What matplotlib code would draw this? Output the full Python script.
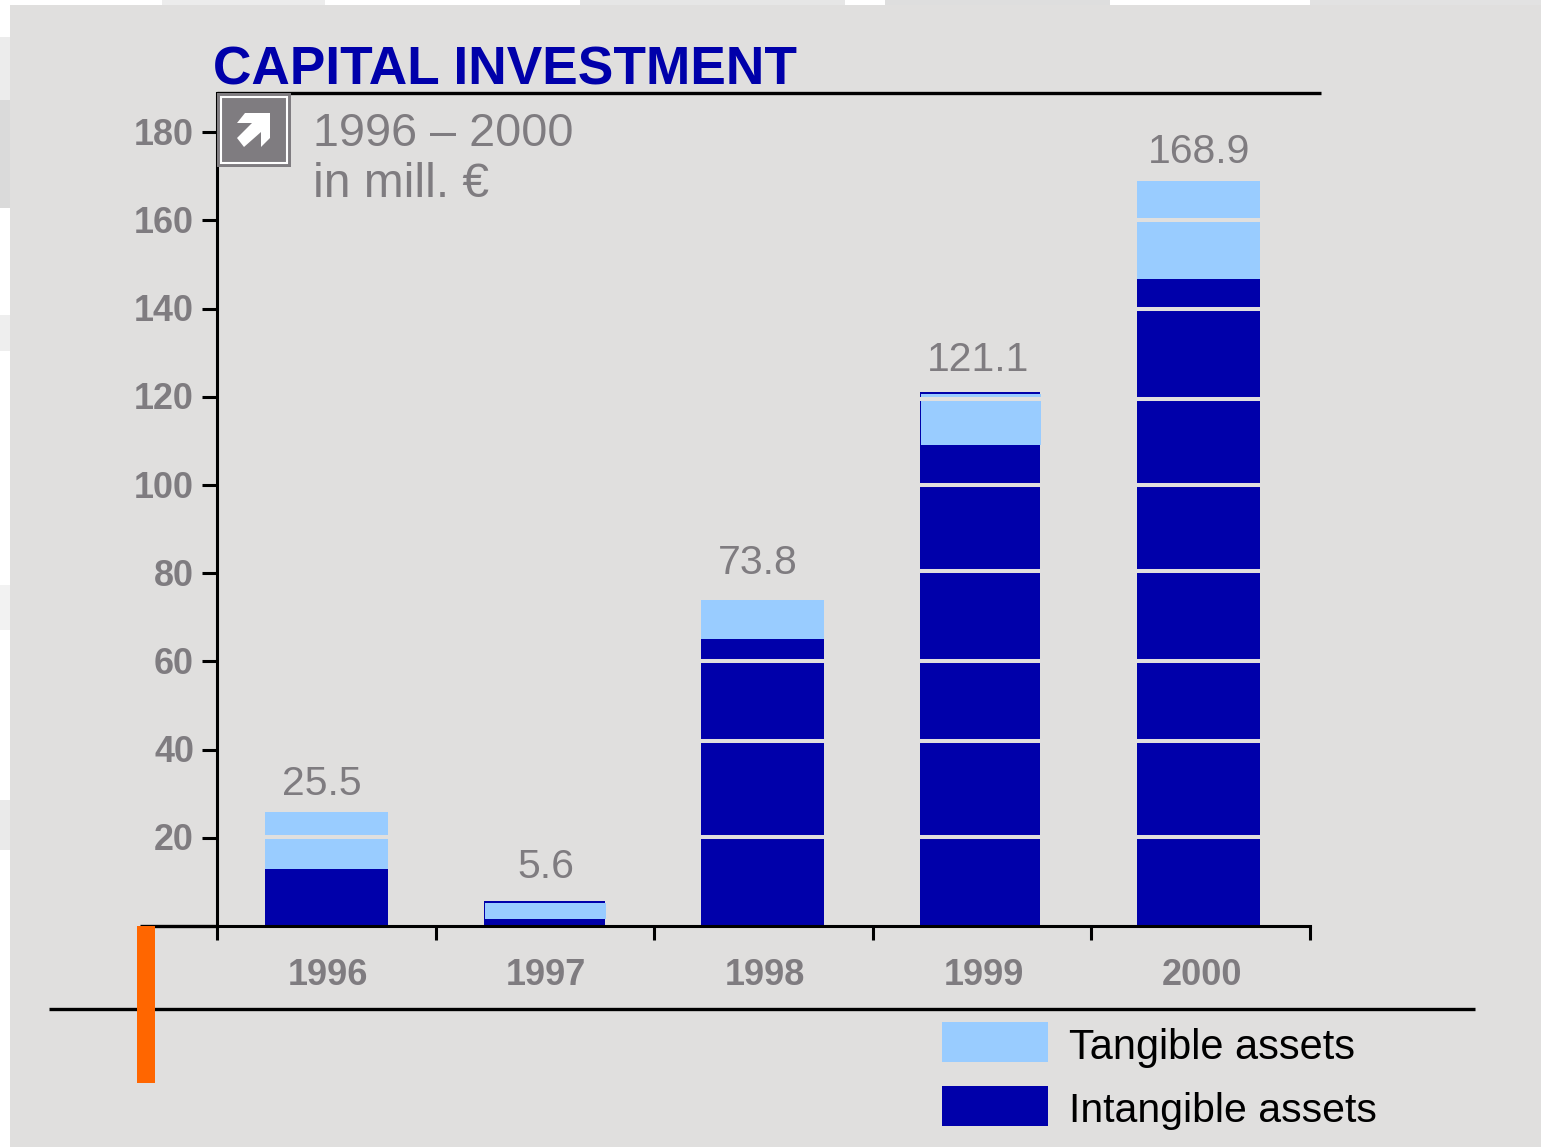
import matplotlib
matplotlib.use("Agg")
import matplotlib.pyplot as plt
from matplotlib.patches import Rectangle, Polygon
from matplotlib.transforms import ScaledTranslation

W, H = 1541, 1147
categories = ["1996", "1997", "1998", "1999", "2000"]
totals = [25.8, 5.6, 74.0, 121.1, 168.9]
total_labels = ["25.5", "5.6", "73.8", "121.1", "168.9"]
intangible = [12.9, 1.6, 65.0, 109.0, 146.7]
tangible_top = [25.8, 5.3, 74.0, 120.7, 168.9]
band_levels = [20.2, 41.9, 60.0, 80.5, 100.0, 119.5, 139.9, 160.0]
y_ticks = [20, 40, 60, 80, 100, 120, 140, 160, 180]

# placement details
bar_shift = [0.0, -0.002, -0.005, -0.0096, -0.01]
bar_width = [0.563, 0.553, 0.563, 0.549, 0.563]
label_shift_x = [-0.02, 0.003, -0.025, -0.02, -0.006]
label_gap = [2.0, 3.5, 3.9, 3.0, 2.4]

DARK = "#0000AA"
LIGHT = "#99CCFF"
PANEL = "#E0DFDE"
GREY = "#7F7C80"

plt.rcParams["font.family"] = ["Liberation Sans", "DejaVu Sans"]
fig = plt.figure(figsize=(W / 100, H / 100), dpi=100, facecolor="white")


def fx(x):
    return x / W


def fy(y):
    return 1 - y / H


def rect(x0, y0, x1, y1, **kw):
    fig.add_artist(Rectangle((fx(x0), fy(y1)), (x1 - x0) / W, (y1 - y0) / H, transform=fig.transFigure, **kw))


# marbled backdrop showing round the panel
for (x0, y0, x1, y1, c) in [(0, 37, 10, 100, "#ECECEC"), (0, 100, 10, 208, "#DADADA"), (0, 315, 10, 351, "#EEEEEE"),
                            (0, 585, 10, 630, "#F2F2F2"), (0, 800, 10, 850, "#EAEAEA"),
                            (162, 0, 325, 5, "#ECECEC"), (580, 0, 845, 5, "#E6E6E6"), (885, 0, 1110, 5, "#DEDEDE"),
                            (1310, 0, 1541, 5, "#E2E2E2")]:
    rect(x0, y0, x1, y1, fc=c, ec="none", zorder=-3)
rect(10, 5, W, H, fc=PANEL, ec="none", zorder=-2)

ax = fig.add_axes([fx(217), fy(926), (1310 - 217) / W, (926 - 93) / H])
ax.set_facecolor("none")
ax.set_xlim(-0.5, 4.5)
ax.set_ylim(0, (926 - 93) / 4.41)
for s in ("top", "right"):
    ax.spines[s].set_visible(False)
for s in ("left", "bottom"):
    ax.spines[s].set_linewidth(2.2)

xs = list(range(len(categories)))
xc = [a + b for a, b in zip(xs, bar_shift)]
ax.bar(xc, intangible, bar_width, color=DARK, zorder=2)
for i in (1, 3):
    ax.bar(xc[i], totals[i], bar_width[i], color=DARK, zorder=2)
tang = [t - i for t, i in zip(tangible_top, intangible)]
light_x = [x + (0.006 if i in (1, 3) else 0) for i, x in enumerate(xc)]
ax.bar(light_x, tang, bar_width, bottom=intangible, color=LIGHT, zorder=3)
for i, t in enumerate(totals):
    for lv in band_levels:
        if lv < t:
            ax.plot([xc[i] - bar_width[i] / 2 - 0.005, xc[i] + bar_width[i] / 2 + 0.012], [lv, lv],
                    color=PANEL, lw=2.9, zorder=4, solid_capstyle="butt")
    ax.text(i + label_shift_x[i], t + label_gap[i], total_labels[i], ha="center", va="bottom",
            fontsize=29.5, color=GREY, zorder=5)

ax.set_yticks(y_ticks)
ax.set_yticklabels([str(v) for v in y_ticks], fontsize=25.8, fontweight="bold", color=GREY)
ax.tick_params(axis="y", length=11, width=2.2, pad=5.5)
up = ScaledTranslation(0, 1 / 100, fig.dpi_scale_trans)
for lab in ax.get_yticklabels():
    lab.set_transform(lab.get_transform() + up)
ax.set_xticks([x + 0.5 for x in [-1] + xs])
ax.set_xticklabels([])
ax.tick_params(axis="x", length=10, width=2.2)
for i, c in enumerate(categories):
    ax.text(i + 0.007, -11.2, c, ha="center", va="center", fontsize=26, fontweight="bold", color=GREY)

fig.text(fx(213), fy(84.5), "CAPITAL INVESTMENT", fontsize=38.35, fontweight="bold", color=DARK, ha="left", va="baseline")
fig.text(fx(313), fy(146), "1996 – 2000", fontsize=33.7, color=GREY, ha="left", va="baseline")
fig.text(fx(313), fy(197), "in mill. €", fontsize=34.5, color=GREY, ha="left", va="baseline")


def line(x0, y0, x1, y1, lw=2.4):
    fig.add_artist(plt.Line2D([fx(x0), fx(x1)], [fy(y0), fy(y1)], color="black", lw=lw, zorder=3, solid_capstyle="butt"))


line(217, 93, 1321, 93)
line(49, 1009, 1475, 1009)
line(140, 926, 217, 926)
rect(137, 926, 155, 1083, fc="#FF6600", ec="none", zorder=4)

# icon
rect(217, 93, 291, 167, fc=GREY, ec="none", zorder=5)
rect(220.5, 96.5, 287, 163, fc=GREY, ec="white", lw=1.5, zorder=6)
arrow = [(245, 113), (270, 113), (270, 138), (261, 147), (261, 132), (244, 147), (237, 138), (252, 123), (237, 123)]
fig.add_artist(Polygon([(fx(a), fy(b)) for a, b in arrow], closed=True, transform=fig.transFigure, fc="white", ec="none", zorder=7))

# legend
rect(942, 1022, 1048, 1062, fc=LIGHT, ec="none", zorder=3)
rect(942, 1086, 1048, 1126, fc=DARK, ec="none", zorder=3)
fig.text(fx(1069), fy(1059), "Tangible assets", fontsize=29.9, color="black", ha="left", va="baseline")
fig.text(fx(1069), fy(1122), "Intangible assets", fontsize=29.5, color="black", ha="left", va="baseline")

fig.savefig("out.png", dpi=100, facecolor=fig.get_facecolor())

→ **Exercise brief**:
Transcribe the material as is, with images omitted.

→ **Response to the exercise**:
What matplotlib code would draw this? Output the full Python script.
import matplotlib
matplotlib.use("Agg")
import matplotlib.pyplot as plt
from matplotlib.patches import Rectangle, Polygon
from matplotlib.transforms import ScaledTranslation

W, H = 1541, 1147
categories = ["1996", "1997", "1998", "1999", "2000"]
totals = [25.8, 5.6, 74.0, 121.1, 168.9]
total_labels = ["25.5", "5.6", "73.8", "121.1", "168.9"]
intangible = [12.9, 1.6, 65.0, 109.0, 146.7]
tangible_top = [25.8, 5.3, 74.0, 120.7, 168.9]
band_levels = [20.2, 41.9, 60.0, 80.5, 100.0, 119.5, 139.9, 160.0]
y_ticks = [20, 40, 60, 80, 100, 120, 140, 160, 180]

# placement details
bar_shift = [0.0, -0.002, -0.005, -0.0096, -0.01]
bar_width = [0.563, 0.553, 0.563, 0.549, 0.563]
label_shift_x = [-0.02, 0.003, -0.025, -0.02, -0.006]
label_gap = [2.0, 3.5, 3.9, 3.0, 2.4]

DARK = "#0000AA"
LIGHT = "#99CCFF"
PANEL = "#E0DFDE"
GREY = "#7F7C80"

plt.rcParams["font.family"] = ["Liberation Sans", "DejaVu Sans"]
fig = plt.figure(figsize=(W / 100, H / 100), dpi=100, facecolor="white")


def fx(x):
    return x / W


def fy(y):
    return 1 - y / H


def rect(x0, y0, x1, y1, **kw):
    fig.add_artist(Rectangle((fx(x0), fy(y1)), (x1 - x0) / W, (y1 - y0) / H, transform=fig.transFigure, **kw))


# marbled backdrop showing round the panel
for (x0, y0, x1, y1, c) in [(0, 37, 10, 100, "#ECECEC"), (0, 100, 10, 208, "#DADADA"), (0, 315, 10, 351, "#EEEEEE"),
                            (0, 585, 10, 630, "#F2F2F2"), (0, 800, 10, 850, "#EAEAEA"),
                            (162, 0, 325, 5, "#ECECEC"), (580, 0, 845, 5, "#E6E6E6"), (885, 0, 1110, 5, "#DEDEDE"),
                            (1310, 0, 1541, 5, "#E2E2E2")]:
    rect(x0, y0, x1, y1, fc=c, ec="none", zorder=-3)
rect(10, 5, W, H, fc=PANEL, ec="none", zorder=-2)

ax = fig.add_axes([fx(217), fy(926), (1310 - 217) / W, (926 - 93) / H])
ax.set_facecolor("none")
ax.set_xlim(-0.5, 4.5)
ax.set_ylim(0, (926 - 93) / 4.41)
for s in ("top", "right"):
    ax.spines[s].set_visible(False)
for s in ("left", "bottom"):
    ax.spines[s].set_linewidth(2.2)

xs = list(range(len(categories)))
xc = [a + b for a, b in zip(xs, bar_shift)]
ax.bar(xc, intangible, bar_width, color=DARK, zorder=2)
for i in (1, 3):
    ax.bar(xc[i], totals[i], bar_width[i], color=DARK, zorder=2)
tang = [t - i for t, i in zip(tangible_top, intangible)]
light_x = [x + (0.006 if i in (1, 3) else 0) for i, x in enumerate(xc)]
ax.bar(light_x, tang, bar_width, bottom=intangible, color=LIGHT, zorder=3)
for i, t in enumerate(totals):
    for lv in band_levels:
        if lv < t:
            ax.plot([xc[i] - bar_width[i] / 2 - 0.005, xc[i] + bar_width[i] / 2 + 0.012], [lv, lv],
                    color=PANEL, lw=2.9, zorder=4, solid_capstyle="butt")
    ax.text(i + label_shift_x[i], t + label_gap[i], total_labels[i], ha="center", va="bottom",
            fontsize=29.5, color=GREY, zorder=5)

ax.set_yticks(y_ticks)
ax.set_yticklabels([str(v) for v in y_ticks], fontsize=25.8, fontweight="bold", color=GREY)
ax.tick_params(axis="y", length=11, width=2.2, pad=5.5)
up = ScaledTranslation(0, 1 / 100, fig.dpi_scale_trans)
for lab in ax.get_yticklabels():
    lab.set_transform(lab.get_transform() + up)
ax.set_xticks([x + 0.5 for x in [-1] + xs])
ax.set_xticklabels([])
ax.tick_params(axis="x", length=10, width=2.2)
for i, c in enumerate(categories):
    ax.text(i + 0.007, -11.2, c, ha="center", va="center", fontsize=26, fontweight="bold", color=GREY)

fig.text(fx(213), fy(84.5), "CAPITAL INVESTMENT", fontsize=38.35, fontweight="bold", color=DARK, ha="left", va="baseline")
fig.text(fx(313), fy(146), "1996 – 2000", fontsize=33.7, color=GREY, ha="left", va="baseline")
fig.text(fx(313), fy(197), "in mill. €", fontsize=34.5, color=GREY, ha="left", va="baseline")


def line(x0, y0, x1, y1, lw=2.4):
    fig.add_artist(plt.Line2D([fx(x0), fx(x1)], [fy(y0), fy(y1)], color="black", lw=lw, zorder=3, solid_capstyle="butt"))


line(217, 93, 1321, 93)
line(49, 1009, 1475, 1009)
line(140, 926, 217, 926)
rect(137, 926, 155, 1083, fc="#FF6600", ec="none", zorder=4)

# icon
rect(217, 93, 291, 167, fc=GREY, ec="none", zorder=5)
rect(220.5, 96.5, 287, 163, fc=GREY, ec="white", lw=1.5, zorder=6)
arrow = [(245, 113), (270, 113), (270, 138), (261, 147), (261, 132), (244, 147), (237, 138), (252, 123), (237, 123)]
fig.add_artist(Polygon([(fx(a), fy(b)) for a, b in arrow], closed=True, transform=fig.transFigure, fc="white", ec="none", zorder=7))

# legend
rect(942, 1022, 1048, 1062, fc=LIGHT, ec="none", zorder=3)
rect(942, 1086, 1048, 1126, fc=DARK, ec="none", zorder=3)
fig.text(fx(1069), fy(1059), "Tangible assets", fontsize=29.9, color="black", ha="left", va="baseline")
fig.text(fx(1069), fy(1122), "Intangible assets", fontsize=29.5, color="black", ha="left", va="baseline")

fig.savefig("out.png", dpi=100, facecolor=fig.get_facecolor())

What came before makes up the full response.